いきなりうまくやろうとしなくていい。誰だって真っ暗闇に踏み込むのは怖い。だからこそ、今の時点でできることの15%だけ広げてみる。うまくいかなかったら一旦コンフォートゾーンに戻って、次の15%はどうすればいいか考え直す。こうして「こんな質問したら・・」のメンタルを少しづつ変えていけばいい。

そして少しでもできたら、ちゃんと自分のことを褒めてあげましょう!

陰キャ・陽キャ?プロダクトマネージャーはそんな「ラベル」に付き合ってるヒマはない。

この15%の話をすると「言ってることはわかるけど、自分の性格が陰キャ寄りなのでどうしてもガツガツ発言できず・・」という声が聞こえる時がある。こうした考えを持つ人に覚えておいてほしいことが2つある。

1. 沈黙の代償 (Cost of silence)

まず理解しておいてほしいのは、プロダクトマネージャーには「沈黙の代償 (Cost of silence)」がついてまわるということ。自分の感情や考えを控えめに表現しすぎると、他人はあなたを理解しようと空白を埋めにかかる。これが「忖度」の正体だ。しかも、他人はいつも自分が思っているように都合よく空白を埋めてはくれない。時としてネガティブな埋め方をされてしまうこともある。(むしろそのケースのほうが多い。)

本当の自分の考えについて、多くの情報を共有しない状態が続くと、その代償はプロダクト作りプロセスの中でどんどん大きくなっていく。ひいては自分を不利な立ち位置に追い込んでしまう。「自分陰キャだし、こんな質問したら・・・」と臆していることは、いろんな代償を払うことにつながる。

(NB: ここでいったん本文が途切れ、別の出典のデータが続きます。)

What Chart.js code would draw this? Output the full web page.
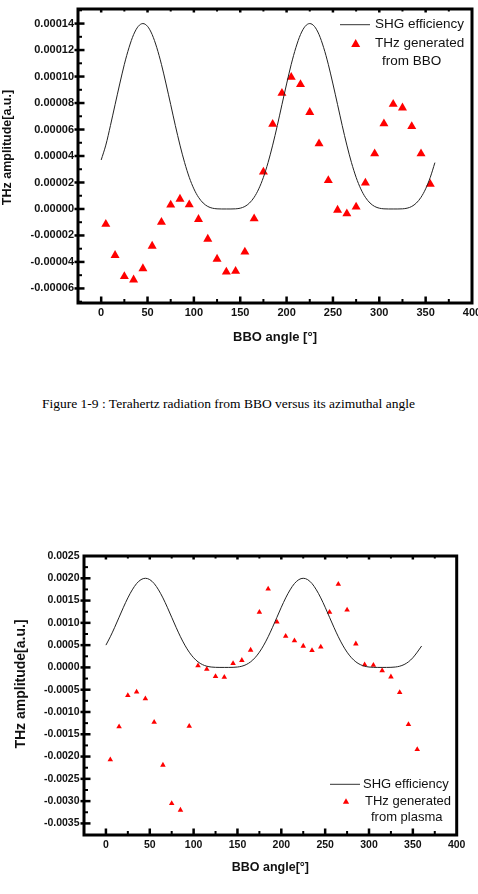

2.「才能」は与えられるもの。「性格」は自分から選択するもの。

"Talent is given. Character is your choice."
もう一つは、生まれつき与えられるのは「才能」であって、例えば陰キャ・陽キャという「性格」は、実は自分が結果として選んでるだけに過ぎないということ。似たような議論で、例えばUSではIntrovert (内向的)とExtrovert(外向的)という言葉がある。前者が日本で言う陰キャ、後者が陽キャとでもなるのだろう。シリコンバレーで見る内向的なPM達はどうか?先に説明したとおり、内にとどまるとかえってPMとしての仕事を阻害しかねない。だからこそ「言うべきことは言うし、理解してもらわないと困ることには言葉を尽くす」という行動の選択をしている。

つまり、内向的だが時としてきっちり話すことをためらわない、という性格を選んでいる。(なので仕事中は陽キャっぽく見える)別に陽キャになれと言ってるわけでも、陰キャがダメと言っているわけでもない。陰キャというラベルを隠れ蓑にPMとして正しい行動が選べないのは、本末転倒ということ。性格は自分の選択なので、選択を間違えればPMとして失格になってしまう。そこに陰キャも陽キャも関係ない。そんなラベルに囚われるだけ時間のムダなのだ。

性格に悩むあなたに、このフレーズも一緒に心に留めてほしい。

You cannot choose where you come from, but you can choose where you go from here.
(あなたがどこから来たのかについては選べない。しかし、これからどこへ行くかはあなた自身で選べる。)

抵抗や反対には理由がある

15%ルールを使い、自分の性格を選択していったとしても、それでも抵抗や反対に直面して「ぐぬぬ」となってしまうことは当然ある。だからこそ、「抵抗をくらう・反対される」理由を、先んじて潰してしまおう。PMなら、常に2, 3歩先を見すえて動くのは基本動作。半歩先では足らない。

そもそもなぜ人は反対するか?そして、その一方で反対を押し切ることができる人はなぜか?そのカラクリを実は以下の式で表現することができる。

R < D x V x F
R: 抵抗(Resistance)
D: 現状への不満足(Dissatisfaction)
V: 目線、信じていること(Vision)
F: 現実的な一歩目(First step)

抵抗(R)に負けてしまうのは、

  • なぜ現状にとどまることが問題なのか?・・・D

  • 逆にうまくいった先にどんな明るい未来があるのか?・・・V

  • そもそも何から始めれば良いのか?自分たちにできるのか?・・・F

が、相手に伝わっていないか、そもそもD・V・Fに関する自分の思考がクリアでないことが原因。まずはこのフォーマットに当てはめて、自分の考えやデータを駆使して整理することをおすすめする。そして、右項が掛け算なのに注目。D・V・Fはどれかがゼロだったら確実に抵抗に負ける。


今回は自分の経験から、PM駆け出しの方たちに少しでも力になれることを、との思いから書いてみた。自分も常に「15%超え」を日々実践している最中です。ぜひ一緒にプロダクトマネージャーとして腕を磨いていきましょう!これからも皆さんに少しでも役に立つ、「生きた学び」をお伝えしていきたいと思っています!